Your decision, step by step
If you take one idea from this guide, let it be this: you are no longer choosing a wormer off the shelf, you are making a decision based on evidence. Here is that decision in its simplest form.
- Ask whether the horse even needs worming. For redworm and roundworm, a worm count answers this. A result below the threshold, around 200 eggs per gram, or 100 for a PPID horse, means no wormer is needed. You simply test again next time.
- Check the parasites a count cannot see. Test for tapeworm twice a year with a saliva or blood test, and address encysted small redworm in late autumn or winter using a risk assessment or the small redworm blood test.
- Match the drug to the parasite. Once a test says treatment is needed, choose the active ingredient that targets that particular parasite, reading the label rather than the brand, and use moxidectin or a five-day fenbendazole course for encysted redworm.
- Dose correctly. Weigh or weigh-tape the horse and give the full dose, because underdosing breeds resistance.
- Check it worked. A follow-up worm count a couple of weeks later confirms the wormer is still effective on your yard.
- Support it all with good grazing. Poo-pick twice a week, manage your pasture, and quarantine newcomers, so you need to reach for a wormer as little as possible.
When to call the vet without delay
Some situations go beyond routine testing and need veterinary help straight away:
- Signs of larval cyathostominosis, especially in late winter or early spring, such as sudden weight loss, diarrhoea or colic. This is a genuine emergency caused by encysted redworm emerging all at once, and it can be fatal.

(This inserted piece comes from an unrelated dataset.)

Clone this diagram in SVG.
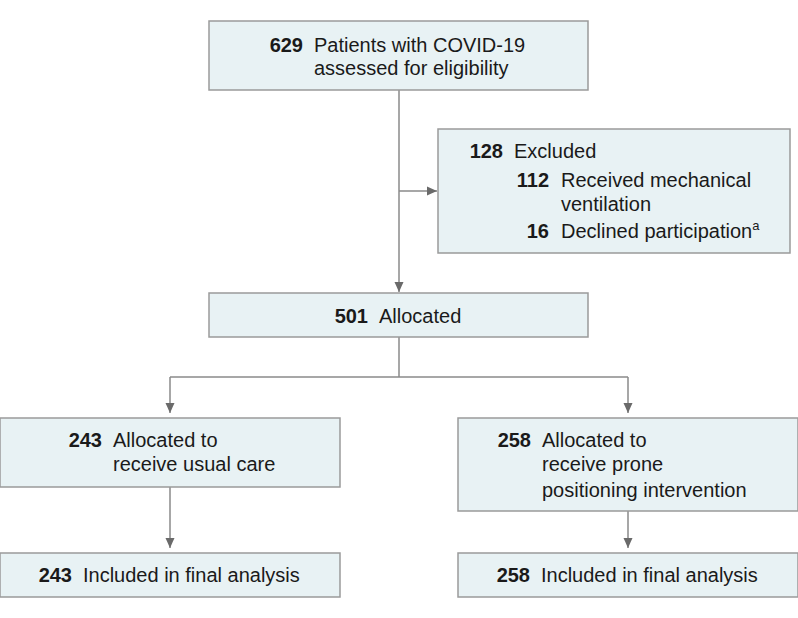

- A worm count that stays high after worming, which suggests the drug may no longer be working.
- Any young, old or PPID horse whose counts climb quickly or stay stubbornly high.
- Colic, or a horse that is unwell in a way you cannot explain.
Modern worming asks a little more thought than tearing open a syringe on a fixed date, but it rewards you with healthier horses, lower costs, and wormers that will still work for years to come. It is the approach backed by Westgate Labs UK and Dr Eleanor Kellon, VMD.
The Forageplus approach
Make decisions with evidence, not by habit.
It is why we test before we worm, treat only the horses that need it, and match the product to the parasite. And it is exactly the thinking we bring to nutrition. Just as a worm count shows what is really happening inside your horse, a forage analysis shows what is really in its diet, so you can balance the minerals it needs instead of guessing.
A horse whose diet is balanced to its forage carries the immune strength and gut health to sit naturally in that low-shedding, resilient majority, which makes every other part of the programme work better. Test, don’t guess: it is how you protect your horse today, and how you keep both your wormers and your grazing working for years to come.